* BEGIN Material provided *

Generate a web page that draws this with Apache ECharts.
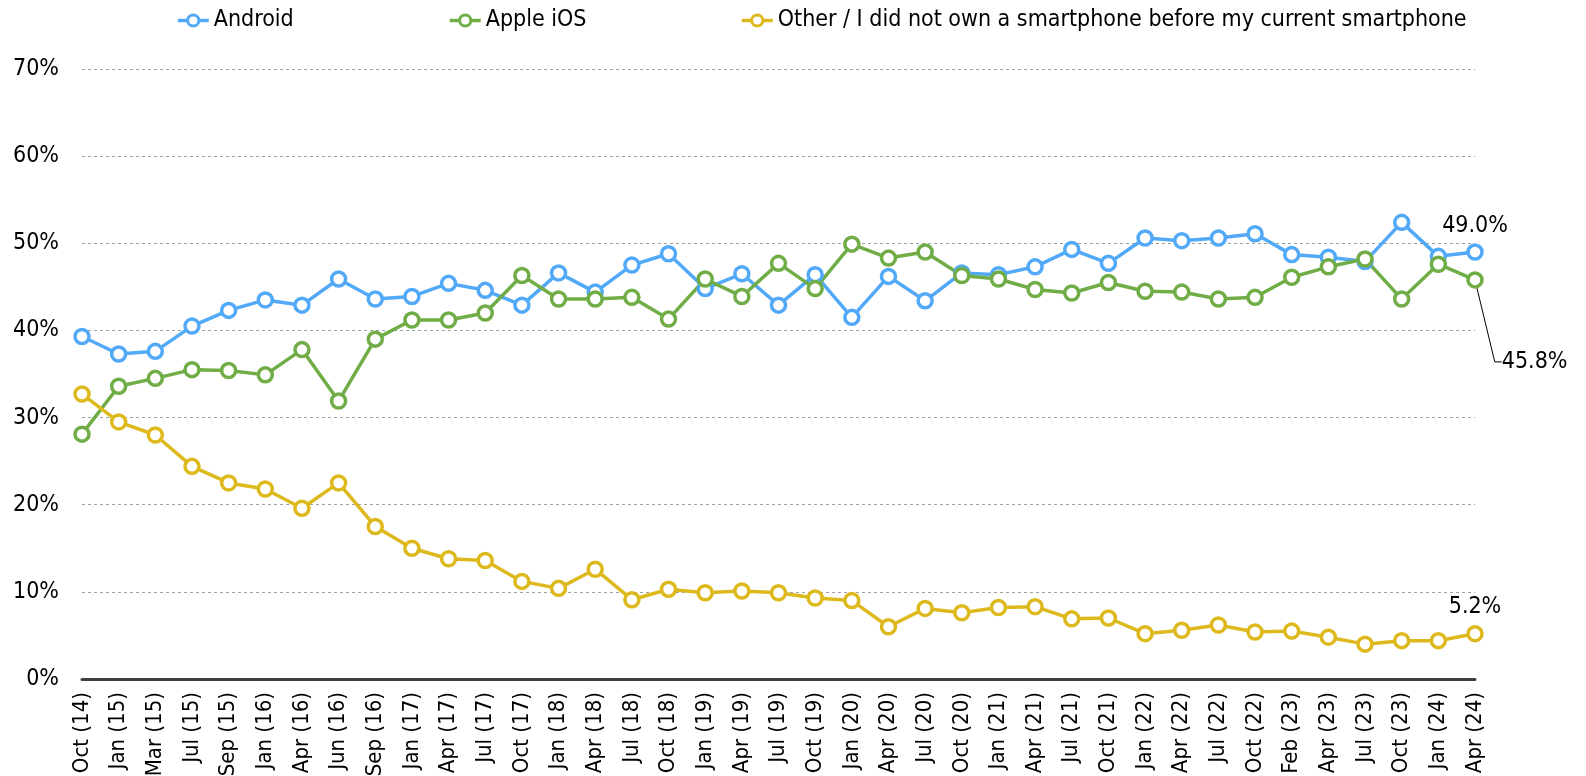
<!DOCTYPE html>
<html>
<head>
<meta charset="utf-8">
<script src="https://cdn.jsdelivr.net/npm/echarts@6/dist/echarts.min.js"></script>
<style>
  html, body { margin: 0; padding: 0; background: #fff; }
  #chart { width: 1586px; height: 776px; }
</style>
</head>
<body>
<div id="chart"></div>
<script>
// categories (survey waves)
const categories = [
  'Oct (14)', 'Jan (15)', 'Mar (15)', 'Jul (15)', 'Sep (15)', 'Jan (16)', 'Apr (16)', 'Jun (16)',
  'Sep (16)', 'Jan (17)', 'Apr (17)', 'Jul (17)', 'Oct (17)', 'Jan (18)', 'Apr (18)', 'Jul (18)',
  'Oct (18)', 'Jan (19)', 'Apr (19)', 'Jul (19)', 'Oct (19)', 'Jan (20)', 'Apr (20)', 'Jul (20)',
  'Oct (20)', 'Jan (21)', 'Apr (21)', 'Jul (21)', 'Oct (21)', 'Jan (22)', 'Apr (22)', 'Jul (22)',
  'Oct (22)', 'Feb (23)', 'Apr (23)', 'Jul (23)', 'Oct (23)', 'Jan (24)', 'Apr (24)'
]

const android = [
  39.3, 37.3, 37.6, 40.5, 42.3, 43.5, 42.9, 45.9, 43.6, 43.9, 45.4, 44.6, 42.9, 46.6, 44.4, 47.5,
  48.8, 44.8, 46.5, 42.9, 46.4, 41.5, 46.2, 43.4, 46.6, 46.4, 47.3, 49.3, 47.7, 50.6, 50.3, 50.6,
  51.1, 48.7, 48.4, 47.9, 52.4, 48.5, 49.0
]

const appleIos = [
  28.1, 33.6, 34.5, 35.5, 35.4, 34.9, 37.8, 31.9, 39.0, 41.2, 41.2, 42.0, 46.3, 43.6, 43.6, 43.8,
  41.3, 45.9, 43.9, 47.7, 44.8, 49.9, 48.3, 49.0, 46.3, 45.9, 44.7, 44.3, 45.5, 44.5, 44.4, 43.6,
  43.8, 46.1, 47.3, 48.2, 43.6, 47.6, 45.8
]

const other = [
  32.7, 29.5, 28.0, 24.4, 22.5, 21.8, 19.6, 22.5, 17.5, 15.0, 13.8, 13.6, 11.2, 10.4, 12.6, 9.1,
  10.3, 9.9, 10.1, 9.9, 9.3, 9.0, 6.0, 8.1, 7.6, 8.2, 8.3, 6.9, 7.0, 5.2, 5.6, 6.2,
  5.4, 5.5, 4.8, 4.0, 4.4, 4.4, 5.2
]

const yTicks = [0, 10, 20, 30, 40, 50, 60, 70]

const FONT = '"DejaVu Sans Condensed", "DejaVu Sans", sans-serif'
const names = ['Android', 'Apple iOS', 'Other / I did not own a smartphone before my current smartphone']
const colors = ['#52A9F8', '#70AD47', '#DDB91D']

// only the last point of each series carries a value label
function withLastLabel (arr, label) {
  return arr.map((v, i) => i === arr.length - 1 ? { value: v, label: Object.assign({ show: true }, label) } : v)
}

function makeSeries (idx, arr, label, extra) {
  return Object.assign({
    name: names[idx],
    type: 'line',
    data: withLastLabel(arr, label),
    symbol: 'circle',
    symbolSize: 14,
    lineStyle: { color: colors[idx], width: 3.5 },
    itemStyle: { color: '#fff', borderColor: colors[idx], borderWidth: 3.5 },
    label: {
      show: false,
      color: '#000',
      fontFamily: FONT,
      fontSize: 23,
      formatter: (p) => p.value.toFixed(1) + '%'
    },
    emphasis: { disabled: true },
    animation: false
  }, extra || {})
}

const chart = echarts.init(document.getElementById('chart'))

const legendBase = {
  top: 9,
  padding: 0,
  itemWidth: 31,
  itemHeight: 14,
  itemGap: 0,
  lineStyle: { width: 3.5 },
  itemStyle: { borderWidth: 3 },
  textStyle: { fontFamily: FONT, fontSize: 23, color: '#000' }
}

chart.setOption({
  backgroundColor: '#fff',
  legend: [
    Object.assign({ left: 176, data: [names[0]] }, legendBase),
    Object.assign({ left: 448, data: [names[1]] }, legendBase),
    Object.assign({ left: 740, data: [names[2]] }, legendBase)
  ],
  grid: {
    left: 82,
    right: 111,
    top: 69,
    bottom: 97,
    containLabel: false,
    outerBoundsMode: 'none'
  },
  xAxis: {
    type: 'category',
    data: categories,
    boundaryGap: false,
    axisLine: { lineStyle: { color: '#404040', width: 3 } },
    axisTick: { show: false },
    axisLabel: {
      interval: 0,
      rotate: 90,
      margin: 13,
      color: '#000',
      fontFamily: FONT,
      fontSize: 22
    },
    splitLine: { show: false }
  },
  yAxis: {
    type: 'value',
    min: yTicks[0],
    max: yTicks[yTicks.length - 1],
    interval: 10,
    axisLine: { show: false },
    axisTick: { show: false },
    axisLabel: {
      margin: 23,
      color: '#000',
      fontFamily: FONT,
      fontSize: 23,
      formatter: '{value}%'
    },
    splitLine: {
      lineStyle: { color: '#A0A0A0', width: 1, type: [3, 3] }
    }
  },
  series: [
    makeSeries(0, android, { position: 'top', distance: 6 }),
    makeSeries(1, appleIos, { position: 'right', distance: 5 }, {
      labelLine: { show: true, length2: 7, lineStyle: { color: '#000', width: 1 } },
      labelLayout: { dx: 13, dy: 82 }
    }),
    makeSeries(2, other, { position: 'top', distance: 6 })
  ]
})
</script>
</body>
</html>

* END Material provided *

**Request:**
Repeat the material above verbatim, with no pictures in the output.

**Result for this task:**
Generate a web page that draws this with Apache ECharts.
<!DOCTYPE html>
<html>
<head>
<meta charset="utf-8">
<script src="https://cdn.jsdelivr.net/npm/echarts@6/dist/echarts.min.js"></script>
<style>
  html, body { margin: 0; padding: 0; background: #fff; }
  #chart { width: 1586px; height: 776px; }
</style>
</head>
<body>
<div id="chart"></div>
<script>
// categories (survey waves)
const categories = [
  'Oct (14)', 'Jan (15)', 'Mar (15)', 'Jul (15)', 'Sep (15)', 'Jan (16)', 'Apr (16)', 'Jun (16)',
  'Sep (16)', 'Jan (17)', 'Apr (17)', 'Jul (17)', 'Oct (17)', 'Jan (18)', 'Apr (18)', 'Jul (18)',
  'Oct (18)', 'Jan (19)', 'Apr (19)', 'Jul (19)', 'Oct (19)', 'Jan (20)', 'Apr (20)', 'Jul (20)',
  'Oct (20)', 'Jan (21)', 'Apr (21)', 'Jul (21)', 'Oct (21)', 'Jan (22)', 'Apr (22)', 'Jul (22)',
  'Oct (22)', 'Feb (23)', 'Apr (23)', 'Jul (23)', 'Oct (23)', 'Jan (24)', 'Apr (24)'
]

const android = [
  39.3, 37.3, 37.6, 40.5, 42.3, 43.5, 42.9, 45.9, 43.6, 43.9, 45.4, 44.6, 42.9, 46.6, 44.4, 47.5,
  48.8, 44.8, 46.5, 42.9, 46.4, 41.5, 46.2, 43.4, 46.6, 46.4, 47.3, 49.3, 47.7, 50.6, 50.3, 50.6,
  51.1, 48.7, 48.4, 47.9, 52.4, 48.5, 49.0
]

const appleIos = [
  28.1, 33.6, 34.5, 35.5, 35.4, 34.9, 37.8, 31.9, 39.0, 41.2, 41.2, 42.0, 46.3, 43.6, 43.6, 43.8,
  41.3, 45.9, 43.9, 47.7, 44.8, 49.9, 48.3, 49.0, 46.3, 45.9, 44.7, 44.3, 45.5, 44.5, 44.4, 43.6,
  43.8, 46.1, 47.3, 48.2, 43.6, 47.6, 45.8
]

const other = [
  32.7, 29.5, 28.0, 24.4, 22.5, 21.8, 19.6, 22.5, 17.5, 15.0, 13.8, 13.6, 11.2, 10.4, 12.6, 9.1,
  10.3, 9.9, 10.1, 9.9, 9.3, 9.0, 6.0, 8.1, 7.6, 8.2, 8.3, 6.9, 7.0, 5.2, 5.6, 6.2,
  5.4, 5.5, 4.8, 4.0, 4.4, 4.4, 5.2
]

const yTicks = [0, 10, 20, 30, 40, 50, 60, 70]

const FONT = '"DejaVu Sans Condensed", "DejaVu Sans", sans-serif'
const names = ['Android', 'Apple iOS', 'Other / I did not own a smartphone before my current smartphone']
const colors = ['#52A9F8', '#70AD47', '#DDB91D']

// only the last point of each series carries a value label
function withLastLabel (arr, label) {
  return arr.map((v, i) => i === arr.length - 1 ? { value: v, label: Object.assign({ show: true }, label) } : v)
}

function makeSeries (idx, arr, label, extra) {
  return Object.assign({
    name: names[idx],
    type: 'line',
    data: withLastLabel(arr, label),
    symbol: 'circle',
    symbolSize: 14,
    lineStyle: { color: colors[idx], width: 3.5 },
    itemStyle: { color: '#fff', borderColor: colors[idx], borderWidth: 3.5 },
    label: {
      show: false,
      color: '#000',
      fontFamily: FONT,
      fontSize: 23,
      formatter: (p) => p.value.toFixed(1) + '%'
    },
    emphasis: { disabled: true },
    animation: false
  }, extra || {})
}

const chart = echarts.init(document.getElementById('chart'))

const legendBase = {
  top: 9,
  padding: 0,
  itemWidth: 31,
  itemHeight: 14,
  itemGap: 0,
  lineStyle: { width: 3.5 },
  itemStyle: { borderWidth: 3 },
  textStyle: { fontFamily: FONT, fontSize: 23, color: '#000' }
}

chart.setOption({
  backgroundColor: '#fff',
  legend: [
    Object.assign({ left: 176, data: [names[0]] }, legendBase),
    Object.assign({ left: 448, data: [names[1]] }, legendBase),
    Object.assign({ left: 740, data: [names[2]] }, legendBase)
  ],
  grid: {
    left: 82,
    right: 111,
    top: 69,
    bottom: 97,
    containLabel: false,
    outerBoundsMode: 'none'
  },
  xAxis: {
    type: 'category',
    data: categories,
    boundaryGap: false,
    axisLine: { lineStyle: { color: '#404040', width: 3 } },
    axisTick: { show: false },
    axisLabel: {
      interval: 0,
      rotate: 90,
      margin: 13,
      color: '#000',
      fontFamily: FONT,
      fontSize: 22
    },
    splitLine: { show: false }
  },
  yAxis: {
    type: 'value',
    min: yTicks[0],
    max: yTicks[yTicks.length - 1],
    interval: 10,
    axisLine: { show: false },
    axisTick: { show: false },
    axisLabel: {
      margin: 23,
      color: '#000',
      fontFamily: FONT,
      fontSize: 23,
      formatter: '{value}%'
    },
    splitLine: {
      lineStyle: { color: '#A0A0A0', width: 1, type: [3, 3] }
    }
  },
  series: [
    makeSeries(0, android, { position: 'top', distance: 6 }),
    makeSeries(1, appleIos, { position: 'right', distance: 5 }, {
      labelLine: { show: true, length2: 7, lineStyle: { color: '#000', width: 1 } },
      labelLayout: { dx: 13, dy: 82 }
    }),
    makeSeries(2, other, { position: 'top', distance: 6 })
  ]
})
</script>
</body>
</html>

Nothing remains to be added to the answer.